Friday, August 24, 2012




19 Ağustos 2012 tarihinde Birleşik Krallık’ta basılan Guardian gazetesinde yayımlanmıştır. [1]

Guardian:

1929 yılında Sovyetler Birliği'nden sınır dışı edildikten sonra, Kızıl Ordu'nun kurucusu Lev Trotskiy, 1937 yılında Meksika'da sürgünde yaşamaya gitti.
Onunki çok bütünsel bir yaşamdı.
Kendisini düşüncelerine ve onları pratiğe geçirmeye adamıştı.
24 May 1940 tarihinde, Trotskiy’I öldürmeye yönelik bir suikast girişiminde bulunuldu.
Torunu Esteban Volkov oradaydı.

Esteban Volkov:

Biri bahçeden içeri girdiği zaman ben yandaki yatak odasında uyuyordum.
Kapıyı ittiler ve kapı yere sürterek bir ses çıkardı ve uyanmama neden oldu.
Bir gölge gördüm ve biri içeri girdi.
Bu kişinin ev halkından biri olabileceğini düşündüm. Bir yabancı olabileceği aklıma gelmedi.
Ardından kısa bir süre sonra ateş edilmeye başlandı.

Guardian:

Esteban Volkov Lev Trotskiy’in torunu

Esteban Volkov:

Barut kokusu vardı.
Kendimi yere attım ve köşede üzerimi bir battaniye ile örttüm.
Yatağıma da ateş ettiler; ortasına altı ya da yedi mermi sıktılar.
Neyse ki korunaklı bir yerdeydim ve sadece bir sıyrık aldım.
Üç açıdan ateş ettiler. Bahçe penceresinden, benim yatak odamdan ve çalışma odasından.
Bir Thompson makineli tüfekle.
Elbette, bunun kısa bir süre sonra yeniden olacağını biliyorduk, dedem de bunu biliyordu.
Her sabah [karısı] Natalya’ya, ‘Bize yaşamak için bir gün daha verdiler,’ diyecekti.
Sorun emperyalizme karşı mücadeledir.

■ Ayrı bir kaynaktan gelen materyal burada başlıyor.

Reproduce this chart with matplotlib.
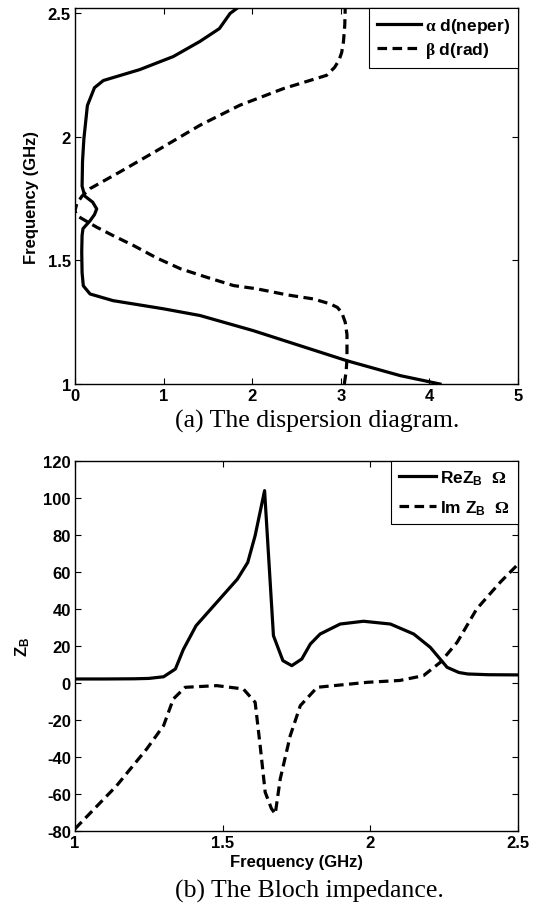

Bütün bu ülkelere egemen olma girişimine karşı.
Bu ülkelerin doğal kaynaklarına el koyma girişimine.
Bunu şimdi Irak’ta, dünyanın ikinci en büyük petrol üreticisi olan ülkesinde görüyoruz.
Tüm bunlar nereye doğru gidiyor?
Trotskiy bu tarihi olaylar içinde kilit bir oyuncuydu.
Deneyimlerinin tüm detaylarını kaydederek ardında muazzam bir siyasi cephanelik bıraktı.
Yaşamının 40 yılını sosyalist davaya adadı.
Önce Lenin’le devrimi hazırladı ve ardından onu gerçekleştirdi.
Devrimin sonrasında gericiliğe ve Stalin’in bürokrasisine karşı savaşım verdi ve hareketi yeniden hayata döndürdü.
İşte bu mücadeleyi verirken öldü.
Stalin imha etme ve öldürme saplantısından vazgeçmemişti.
20 Ağustos 1940 tarihinde, bir buz baltası ile saldırıya uğradığı sırada çalışma odasındaydı.
Katili, Trotskiy’in yakın çevresine sızmış olan bir Stalinist ajandı.
Trotskiy ertesi gün hastanede öldü.
Kapıdan içeri girdim ve genç koruma Harold Robbins’I gördüm.
Çok üzgündü ve tabancası elindeydi.
Eve doğru yürüdüm ve polisler tarafından tutulan ve yarasından kan akan bir adam gördüm.
O sırada bu adımı tanıyamamıştın.
Daha sonra kütüphaneye doğru yürüyünce dedemi yerde yaralı olarak yatarken gördüm.
Dedem etrafındaki sekreterlere bu sahneyi görmemem gerektiği için beni uzak tutmaları gerektiğini söyleyebildi.
Aynı zamanda korumalar kendisine saldıran adamı döverlerken onu öldürmemelerini de söyledi. Konuşması gerekiyordu.
Kendisine olan inancı öylesine etkileyiciydi ki.
Sahip olduğu özgüven bulaşıcıydı.
Marksizmin tarihsel süreçleri anlamak için en kusursuz teori olmaya devam ediyor.
Umarım daha iyi bir teori ortaya çıkar ama henüz bu olmuş değil.
Kapitalizmin tam bir felaket olduğunu görüyoruz.
Kapitalizm insanlığını sorunlarını çözme becerisine sahip değil. Tam aksine.
Her gün daha fazla kargaşa, daha fazla sefalet ortaya çıkıyor. Hayır, kapitalizm gerçekten de modası geçmiş bir sistem.